In the Old Testament, God had the people build him a temple where his presence would reside, even though in some sense, he never dwelt in temples made by man (see Acts 7:44-50).  We, the people of God, are now the temple of his Holy Spirit (1 Corinthians 6:19) and we are the temple of the living God (2 Corinthians 6:16).  So, I am clearly not talking about you pouring your energy and money into a church building or a building of any kind, as helpful as those resources can be to God's people.  The way that we rebuild the house of God which is lying in ruins, is to rebuild peoples lives.  God is asking us today, whether we are the center of attention or whether he is.  He will come to us today, in the form of other people whom he wants to build up and encourage, and "whatever you did for one of the least of these brothers of mine, you did for me" (Matthew 25:40).  Whose house are we building?

"As you come to him, the living Stone — rejected by men but chosen by God, and precious to him — you also, like living stones, are being built into a spiritual house to be a holy priesthood, offering spiritual sacrifices acceptable to God through Jesus Christ" (1 Peter 2:4-5).

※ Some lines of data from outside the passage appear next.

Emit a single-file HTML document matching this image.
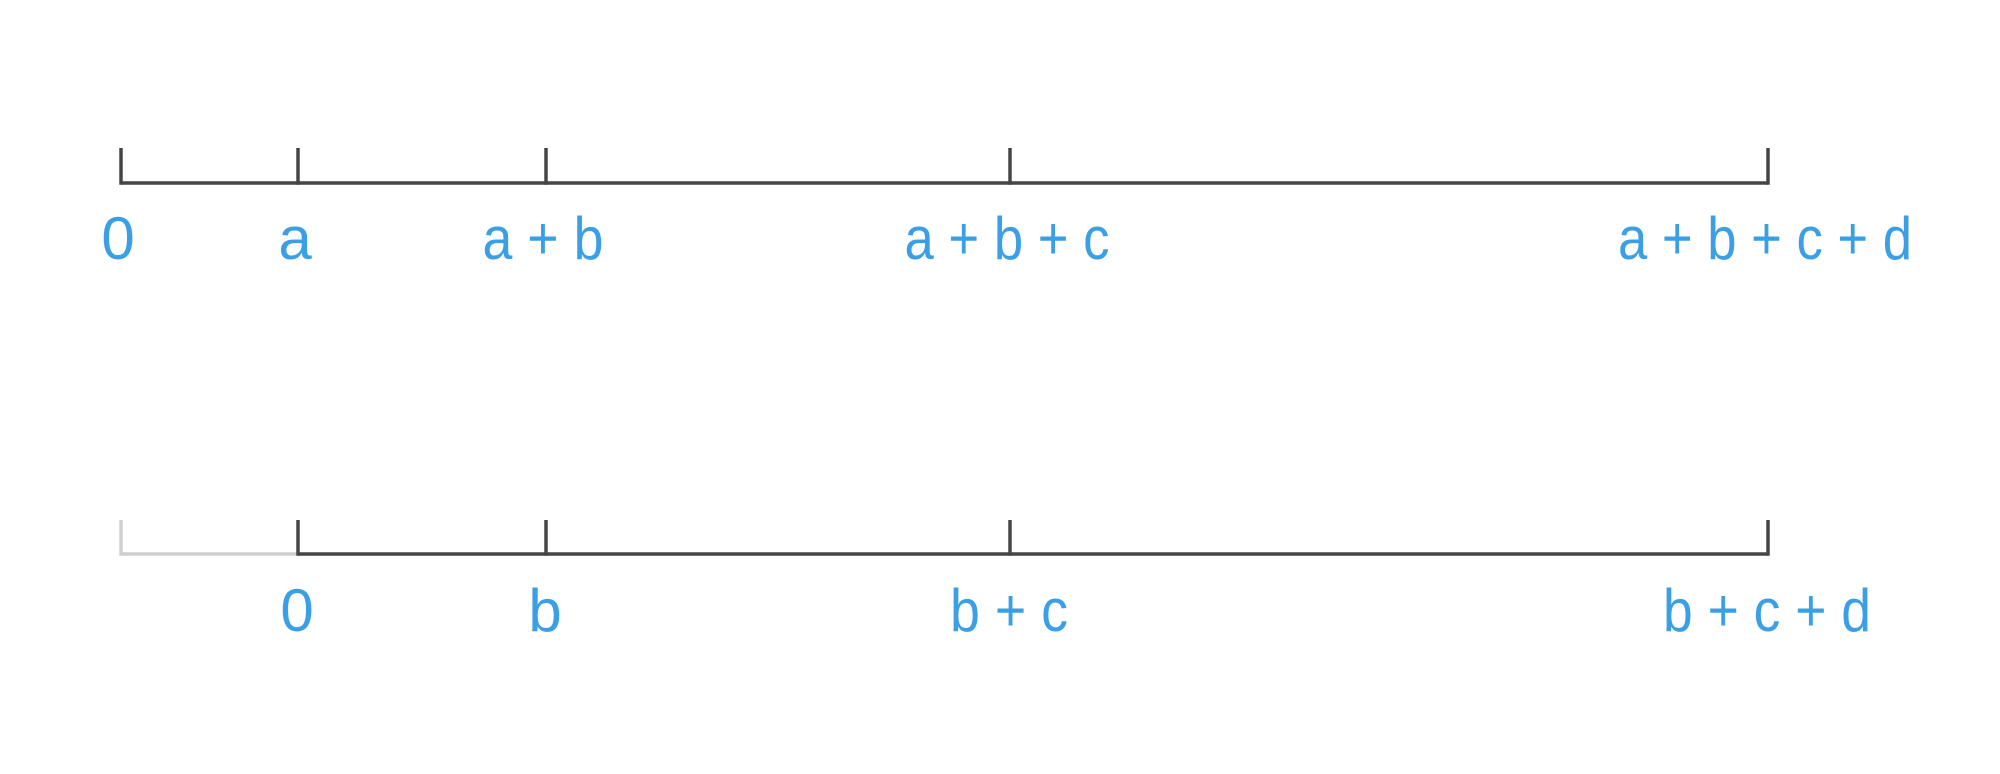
<!DOCTYPE html>
<html><head><meta charset="utf-8"><style>
html,body{margin:0;padding:0;background:#fff;}
svg{display:block;}
text{font-family:"Liberation Sans",sans-serif;fill:#3b9fe6;font-size:60px;text-anchor:middle;}
</style></head><body>
<svg id="chart" width="2000" height="774" viewBox="0 0 2000 774"></svg>
<script>
const segmentNames = ["a", "b", "c", "d"];
const segmentLengths = [177, 248, 464, 758];
const topTickLabels = ["0", "a", "a + b", "a + b + c", "a + b + c + d"];
const bottomTickLabels = ["0", "b", "b + c", "b + c + d"];
const topLabelWidths = [0, 0, 121, 205, 294];
const bottomLabelWidths = [0, 0, 118, 208];

const NS = "http://www.w3.org/2000/svg";
const svg = document.getElementById("chart");
const x0 = 121;
function xScale(v) { return x0 + v; }
function mk(tag, attrs) {
  const e = document.createElementNS(NS, tag);
  for (const k in attrs) e.setAttribute(k, attrs[k]);
  svg.appendChild(e);
  return e;
}
const cum = [0];
segmentLengths.forEach((l, i) => cum.push(cum[i] + l));

const SW = 3.5;
// Top axis
const topY = 183, tickTop = 148, topLabelY = 259;
let ln = mk("line", {x1: xScale(0), y1: topY, x2: xScale(cum[cum.length - 1]), y2: topY, stroke: "#454545", "stroke-width": SW});


cum.forEach((v, i) => {
  const t = mk("line", {x1: xScale(v), y1: tickTop, x2: xScale(v), y2: topY + SW / 2, stroke: "#454545", "stroke-width": SW});
  
  
  const lb = mk("text", {x: xScale(v) - 3, y: topLabelY});
  if (topLabelWidths[i]) { lb.setAttribute("textLength", topLabelWidths[i]); lb.setAttribute("lengthAdjust", "spacingAndGlyphs"); }
  lb.textContent = topTickLabels[i];
  
  
});

// Bottom axis
const botY = 554, botTickTop = 520, botLabelY = 631;
let g = mk("polyline", {points: `${xScale(0)},${botTickTop} ${xScale(0)},${botY} ${xScale(cum[1])},${botY}`, fill: "none", stroke: "#cfcfcf", "stroke-width": SW});


let ln2 = mk("line", {x1: xScale(cum[1]), y1: botY, x2: xScale(cum[cum.length - 1]), y2: botY, stroke: "#454545", "stroke-width": SW});


cum.slice(1).forEach((v, i) => {
  const t = mk("line", {x1: xScale(v), y1: botTickTop, x2: xScale(v), y2: botY + SW / 2, stroke: "#454545", "stroke-width": SW});
  
  
  const lb = mk("text", {x: xScale(v) - 1, y: botLabelY});
  if (bottomLabelWidths[i]) { lb.setAttribute("textLength", bottomLabelWidths[i]); lb.setAttribute("lengthAdjust", "spacingAndGlyphs"); }
  lb.textContent = bottomTickLabels[i];
  
  
});
</script>
</body></html>
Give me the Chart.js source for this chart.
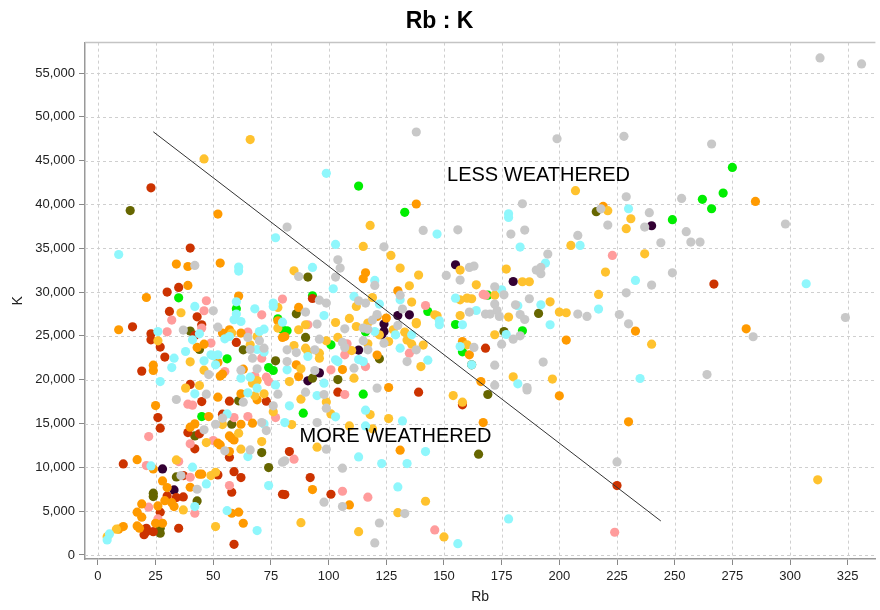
<!DOCTYPE html>
<html>
<head>
<meta charset="utf-8">
<title>Rb : K</title>
<script src="https://cdn.jsdelivr.net/npm/chart.js@4.4.1/dist/chart.umd.min.js"></script>
<style>
  html, body { margin: 0; padding: 0; background: #fff; }
  #wrap { width: 880px; height: 610px; }
</style>
</head>
<body>
<div id="wrap"><canvas id="rbk"></canvas></div>
<script>
// samples as [Rb, K], one list per sample group
const grayPts = [[138,48270],[199,47500],[228,47770],[184,40080],[229,40880],[218,39500],[239,39060],[253,40690],[313,56720],[331,56040],[266,46900],[255,36890],[257,35710],[261,35710],[298,37770],[324,27100],[284,24900],[264,20590],[225,10620],[186,18840],[221,37650],[237,37420],[179,36620],[185,37080],[208,36470],[244,35630],[195,34340],[190,32510],[192,32810],[192,32090],[249,32200],[240,30800],[172,30610],[176,29690],[187,29240],[229,29920],[181,28550],[172,28630],[173,27900],[168,27490],[170,27490],[174,27220],[183,27440],[185,26870],[208,27490],[212,27220],[226,27440],[230,26380],[180,24630],[183,25010],[175,24060],[172,21660],[193,22010],[172,19380],[186,19110],
  [82,37420],[141,37040],[156,37110],[124,35170],[104,33690],[105,32740],[87,31780],[103,31710],[161,32810],[163,32970],[151,31900],[157,31370],[120,30760],[96,29080],[99,28740],[113,29000],[116,28740],[131,29650],[132,28060],[161,27720],[90,27720],[107,25810],[95,26350],[121,27440],[119,26800],[115,25890],[130,26190],[117,25770],[124,24170],[138,23410],[134,22070],[117,23410],[115,24440],[111,21320],[106,24250],[107,23680],[96,24630],[94,23410],[86,23100],[82,23410],[82,22070],[94,21050],[121,19040],[163,23680],
  [42,33040],[50,27870],[37,25660],[52,26000],[48,20590],[65,24820],[70,24440],[66,23450],[72,23600],[67,22460],[69,21240],[62,21090],
  [34,17740],[47,18350],[63,17440],[78,18350],[76,17020],[54,15610],[46,14280],[51,14920],[71,15110],[73,14200],[55,11880],[66,11990],[80,10590],[36,9060],[43,7500],
  [90,18580],[98,18310],[99,16750],[95,15110],[99,12070],[81,10740],[106,9900],[98,6020],[106,5520],[133,4720],[122,3650],[120,1370]];

const cyanPts = [[99,43550],[230,39510],[178,38940],[307,30950],[178,4110],[178,38520],[183,35140],[209,35320],[194,33310],[233,31330],[175,30260],[192,28550],[182,28440],[217,28060],[196,26270],[177,25160],[235,20140],[182,19530],
  [147,36620],[103,35440],[93,32810],[120,31330],[102,30380],[111,29500],[122,28630],[131,29120],[148,26720],[148,26270],[155,29310],[158,26270],[164,27900],[98,27330],[136,25120],[120,25500],[129,25120],[131,23600],[143,22230],[113,22300],[115,22070],[103,22270],[104,22070],[91,22650],[82,21130],[98,19610],[157,23790],[162,21700],
  [9,34290],[77,36200],[61,32850],[61,32400],[60,28890],[42,28360],[60,27490],[68,28090],[59,26840],[62,26640],[26,25500],[44,25240],[41,24550],[38,23220],[33,22460],[32,21390],[46,22150],[49,22840],[50,22730],[52,22840],[51,21700],[27,19790],[55,24670],[57,24930],[70,25500],[72,25770],[69,23450],[72,23150],[66,20290],[62,20180],[69,19040],[77,19410],[76,28740],[76,28360],[80,26570],
  [42,18390],[65,18500],[56,16100],[72,14960],[65,11230],[23,10160],[41,10020],[74,7920],[47,8110],[42,5520],[5,2400],[4,1710],[56,5060],[69,2780],
  [83,17020],[95,18190],[103,15760],[116,16520],[132,15300],[81,15110],[116,14730],[142,11800],[113,11190],[123,10430],[134,10430],[130,7770],[156,1290]];

const goldPts = [[66,47400],[46,45200],[207,41570],[221,39290],[231,38370],[229,37230],[205,35320],[237,34370],[177,32630],[220,32280],[184,31180],[187,31180],[172,29650],[196,28890],[217,29730],[178,27150],[200,27720],[203,27640],[172,25130],[240,24060],[180,20330],[197,20070],[312,8570],
  [118,37610],[115,35210],[127,34180],[131,32740],[85,32430],[139,31940],[157,32510],[135,30720],[164,30830],[112,28360],[119,29380],[136,28860],[146,27410],[147,27290],[162,29240],[160,29310],[157,29120],[157,27330],[109,26990],[103,26530],[90,26270],[87,25700],[138,26530],[138,26380],[117,26460],[112,26070],[128,25700],[133,25430],[122,25120],[126,24360],[134,24520],[136,24060],[141,23950],[140,21500],[117,24100],[110,23330],[104,24820],[99,24440],[96,23030],[96,22460],[90,23600],[91,23220],[88,21240],[83,19790],[111,20180],[85,23900],[160,23980],
  [36,27640],[26,24440],[40,22040],[46,21090],[44,19340],[38,19040],[58,25320],[69,24930],[66,23980],[67,19610],[69,19900],[78,28250],[78,25890],
  [68,18160],[72,18390],[76,16330],[47,12830],[54,14880],[61,13900],[62,12070],[71,12940],[34,10850],[49,9060],[51,9440],[8,2940],[4,2090],[37,5140],[51,3240],
  [88,17780],[99,17470],[101,16100],[118,16020],[126,15570],[84,14880],[109,14730],[119,14390],[95,12300],[154,18190],[158,17440],[142,6130],[130,4830],[88,3690],[113,2660],[150,2060]];

const orangePts = [[52,38900],[138,40050],[285,40350],[219,39780],[281,25810],[200,18160],[167,15110],[230,15190],[203,24520],[233,25550],
  [116,32200],[115,31520],[130,30150],[87,28250],[121,27220],[125,27030],[121,22810],[106,21160],[86,21700],[87,20360],[126,19110],[158,24360],[161,22840],[166,19790],[81,24930],
  [34,33200],[39,32920],[53,33310],[39,30760],[21,29380],[61,29540],[9,25700],[46,24060],[43,23680],[24,21660],[24,21050],[52,21960],[53,20410],[54,20640],[54,25320],[57,25700],[62,25320],[63,21200],[78,26720],[80,24820],
  [25,17050],[52,18010],[62,18390],[69,17700],[48,15790],[42,14960],[40,14580],[62,14920],[67,15040],[57,13590],[58,13330],[59,13130],[52,12760],[53,12560],[57,11800],[17,10880],[24,9820],[44,9220],[45,9220],[40,7730],[30,7690],[28,8450],[29,6200],[32,5970],[33,5520],[19,5820],[26,5600],[17,4880],[19,4310],[25,3620],[28,3620],[17,3310],[18,3050],[11,3240],[9,2940],[58,4760],[61,4880],[63,3620],
  [131,11960],[93,7460],[109,5710]];

const salmonPts = [[224,2590],[223,34180],[168,29650],
  [142,28470],[167,29730],[91,26270],[135,23030],[107,22840],[101,21130],[116,21500],[108,24100],
  [47,29010],[46,27870],[71,27410],[32,26800],[45,25890],[30,25470],[49,24180],[65,25430],[71,22460],[55,20930],[68,20440],[73,20290],[74,19790],[80,29200],
  [22,13510],[39,17210],[41,17100],[77,15680],[59,15680],[65,15790],[50,13050],[40,12680],[21,10200],[35,10660],[40,8870],[57,7920],[42,4760],[22,5450],[26,4110],
  [107,18310],[85,10930],[106,7270],[117,6590],[146,2860]];

const rustPts = [[23,41900],[267,30910],[225,7920],[168,23600],[93,29270],
  [40,35020],[35,30530],[30,30000],[31,27790],[43,27180],[45,26270],[15,26040],[23,25240],[23,24550],[27,23720],[42,25050],[60,24250],[29,22580],[19,20980],[40,19460],
  [45,17510],[57,17550],[73,17550],[26,15680],[27,14470],[54,16070],[39,13970],[44,13820],[42,12110],[57,11160],[11,10390],[37,9060],[52,9140],[59,9510],[62,8830],[58,7160],[37,6620],[34,6550],[30,6740],[27,4880],[24,2660],[21,3050],[20,2320],[21,2660],[35,3050],[59,1220],[80,6930],
  [104,18580],[139,18580],[158,17130],[83,11800],[92,8830],[81,6890],[101,6930]];

const olivePts = [[14,39300],[216,39170],[169,18310],[191,27560],[176,25500],
  [91,31710],[86,27520],[90,24820],[122,22380],[104,20020],[93,20180],[162,21700],
  [40,25550],[44,23450],[63,23410],[77,22150],
  [61,17590],[42,13590],[58,14920],[71,11690],[74,9970],[34,8910],[43,6170],[24,7050],[24,6660],[27,3050],[27,2480],
  [165,11500]];

const greenPts = [[113,42100],[133,39100],[275,44230],[271,41300],[262,40580],[266,39510],[249,38260],[169,29650],[184,25580],
  [93,29580],[143,27790],[155,26300],[116,25470],[101,23980],[158,23180],[82,25580],
  [35,29350],[60,28090],[56,22380],[74,21390],[76,21050],[78,26950],[80,25700],
  [45,15790],[115,18350],[89,16180]];

const plumPts = [[240,37570],[180,31210],[155,33120],[130,27330],[135,27410],[124,26350],[124,25500],[123,25120],[113,23380],[96,20780],[91,19870],[28,9820],[33,7420]];

// weathering divide
const divideRb = [24, 244];
const divideK = [48290, 3880];

const noteTexts = ['LESS WEATHERED', 'MORE WEATHERED'];
const noteRb = [191, 129];
const noteK = [43260, 13470];

const rbTicks = [0, 25, 50, 75, 100, 125, 150, 175, 200, 225, 250, 275, 300, 325];
const kTicks = [0, 5000, 10000, 15000, 20000, 25000, 30000, 35000, 40000, 45000, 50000, 55000];

const groups = [grayPts, cyanPts, goldPts, orangePts, salmonPts, rustPts, olivePts, greenPts, plumPts];
const groupColors = ['#c8c8c8', '#8ff7fc', '#ffc22e', '#ff9a00', '#ff9c9c', '#cc3300', '#666600', '#00ee00', '#330033'];

const FONT = "'Liberation Sans', Arial, sans-serif";
const toXY = arr => arr.map(p => ({ x: p[0], y: p[1] }));

const datasets = [{
  type: 'line',
  data: divideRb.map((r, i) => ({ x: r, y: divideK[i] })),
  borderColor: '#333',
  borderWidth: 1,
  pointRadius: 0,
  fill: false
}];
groups.forEach((g, i) => {
  datasets.push({
    data: toXY(g),
    backgroundColor: groupColors[i],
    borderWidth: 0,
    pointRadius: 4.6,
    pointHoverRadius: 4.6
  });
});

// dashed grid under the points, text notes and top frame line over them
const notes = {
  id: 'notes',
  beforeDatasetsDraw(chart) {
    const { ctx, chartArea: a, scales: { x, y } } = chart;
    ctx.save();
    ctx.strokeStyle = '#cfcfcf';
    ctx.lineWidth = 1;
    ctx.setLineDash([3, 3]);
    ctx.beginPath();
    rbTicks.forEach(v => {
      const px = Math.round(x.getPixelForValue(v)) + 0.5;
      ctx.moveTo(px, a.top);
      ctx.lineTo(px, a.bottom);
    });
    kTicks.forEach(v => {
      const py = Math.round(y.getPixelForValue(v)) + 0.5;
      ctx.moveTo(a.left, py);
      ctx.lineTo(a.right, py);
    });
    ctx.stroke();
    ctx.restore();
  },
  afterDatasetsDraw(chart) {
    const { ctx, scales: { x, y } } = chart;
    ctx.save();
    ctx.font = '20px ' + FONT;
    ctx.fillStyle = '#000';
    ctx.textAlign = 'center';
    ctx.textBaseline = 'middle';
    noteTexts.forEach((t, i) => ctx.fillText(t, x.getPixelForValue(noteRb[i]), y.getPixelForValue(noteK[i])));
    ctx.restore();
  },
  afterDraw(chart) {
    const { ctx, chartArea: a } = chart;
    ctx.save();
    ctx.strokeStyle = '#c4c4c4';
    ctx.lineWidth = 1.5;
    ctx.beginPath();
    ctx.moveTo(a.left, a.top);
    ctx.lineTo(a.right, a.top);
    ctx.stroke();
    ctx.restore();
  }
};

const useTicks = list => s => { s.ticks = list.map(v => ({ value: v })); };

new Chart(document.getElementById('rbk'), {
  type: 'scatter',
  data: { datasets },
  options: {
    animation: false,
    responsive: true,
    maintainAspectRatio: false,
    layout: { padding: { right: 1 } },
    plugins: {
      legend: { display: false },
      tooltip: { enabled: false },
      title: {
        display: true,
        text: 'Rb : K',
        color: '#000',
        font: { family: FONT, size: 23, weight: 'bold' },
        padding: { top: 8, bottom: 7 }
      }
    },
    scales: {
      x: {
        type: 'linear',
        min: -5.6,
        max: 337,
        afterBuildTicks: useTicks(rbTicks),
        afterFit: s => { s.height = 51; },
        ticks: { color: '#222', padding: 4, font: { family: FONT, size: 13 } },
        grid: { drawOnChartArea: false, color: '#888', tickLength: 6 },
        border: { color: '#999', width: 1.5 },
        title: { display: true, text: 'Rb', color: '#222', font: { family: FONT, size: 14 }, padding: { top: 0, bottom: 4 } }
      },
      y: {
        type: 'linear',
        min: -460,
        max: 58470,
        afterBuildTicks: useTicks(kTicks),
        afterFit: s => { s.width = 85; },
        ticks: { color: '#222', padding: 4, font: { family: FONT, size: 13 },
          callback: v => v.toLocaleString('en-US') },
        grid: { drawOnChartArea: false, color: '#888', tickLength: 6 },
        border: { color: '#999', width: 1.5 },
        title: { display: true, text: 'K', color: '#222', font: { family: FONT, size: 14 }, padding: { top: 10, bottom: 0 } }
      }
    }
  },
  plugins: [notes]
});
</script>
</body>
</html>
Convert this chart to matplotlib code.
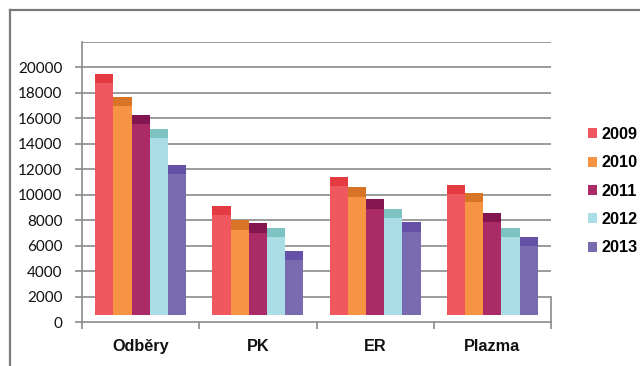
import matplotlib
matplotlib.use("Agg")
import matplotlib.pyplot as plt
from matplotlib.patches import Patch
from matplotlib.lines import Line2D
import numpy as np

categories = ["Odběry", "PK", "ER", "Plazma"]
years = ["2009", "2010", "2011", "2012", "2013"]
values_2009 = [19500, 9150, 11400, 10800]
values_2010 = [17700, 8000, 10600, 10150]
values_2011 = [16300, 7750, 9650, 8600]
values_2012 = [15200, 7400, 8900, 7400]
values_2013 = [12350, 5600, 7850, 6700]
series = [values_2009, values_2010, values_2011, values_2012, values_2013]

face_colors = ["#F05860", "#F79443", "#AA2B66", "#ABDDE6", "#7A6AB0"]
cap_colors = ["#E43A42", "#D87428", "#831650", "#7DC3C1", "#6450A6"]

y_ticks = list(range(0, 20001, 2000))
y_top = 22000
base = 550        # front faces start slightly above the floor
cap_depth = 740   # depth of the darker top face

fig = plt.figure(figsize=(6.4, 3.66), dpi=100)

# outer chart border (left and top edges)
fig.add_artist(Line2D([10 / 640, 10 / 640], [0, 1 - 10 / 366],
                      transform=fig.transFigure, color="#7a7a7a", lw=1.6))
fig.add_artist(Line2D([10 / 640, 1], [1 - 10 / 366, 1 - 10 / 366],
                      transform=fig.transFigure, color="#7a7a7a", lw=1.6))

ax = fig.add_axes([82 / 640, 44 / 366, 469 / 640, 280 / 366])
ax.set_xlim(-0.5, len(categories) - 0.5)
ax.set_ylim(0, y_top)

grid_color = "#8a8a8a"
for v in y_ticks[1:] + [y_top]:
    ax.axhline(v, color=grid_color, lw=1.2, zorder=1)
# right edge of the floor section
ax.plot([len(categories) - 0.5] * 2, [0, 2000], color=grid_color, lw=1.2,
        zorder=1, clip_on=False)

x = np.arange(len(categories))
width = 0.155
for i, (vals, fc, cc) in enumerate(zip(series, face_colors, cap_colors)):
    xs = x + (i - 2) * width
    vals = np.array(vals)
    ax.bar(xs, vals - base, bottom=base, width=width, color=fc,
           edgecolor="none", zorder=3)
    ax.bar(xs, np.full(len(vals), cap_depth), bottom=vals - cap_depth,
           width=width, color=cc, edgecolor="none", zorder=4)

for s in ["top", "right"]:
    ax.spines[s].set_visible(False)
for s in ["left", "bottom"]:
    ax.spines[s].set_color(grid_color)
    ax.spines[s].set_linewidth(1.2)

ax.set_yticks(y_ticks)
ax.set_yticklabels([str(v) for v in y_ticks], fontfamily="Lato", fontsize=11,
                   color="#111111")
ax.tick_params(axis="y", length=5, width=1.2, color=grid_color, pad=9)

ax.set_xticks(x)
ax.set_xticklabels(categories, fontfamily="Liberation Sans", fontweight="bold",
                   fontsize=11.7, color="#111111")
ax.tick_params(axis="x", which="major", length=0, pad=12)
ax.set_xticks(np.arange(-0.5, len(categories), 1.0), minor=True)
ax.tick_params(axis="x", which="minor", length=5, width=1.2, color=grid_color)

handles = [Patch(facecolor=c, edgecolor="none") for c in face_colors]
leg = fig.legend(handles, years, loc="upper left",
                 bbox_to_anchor=(580 / 640, 1 - 119 / 366),
                 frameon=False, handlelength=0.55, handleheight=0.55,
                 handletextpad=0.3, labelspacing=0.82, borderpad=0,
                 prop={"family": "Liberation Sans", "weight": "bold", "size": 11.7})

fig.savefig("out.png", dpi=100)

Give careful thoughts to your ways.  Are you building for yourself only or are you building the Lord's house?  Are we making excuses for why we can't do anything yet?  Or are we giving ourselves also to the Lord and his people?  When we are only or even primarily out for ourselves, we will work very hard and everything will come up short.  When we give of our time and energy and resources to the Lord and are concerned about his house, scripture says that we will not lack.  And, not only that, we will earn for ourselves an eternal blessing that no one can take away.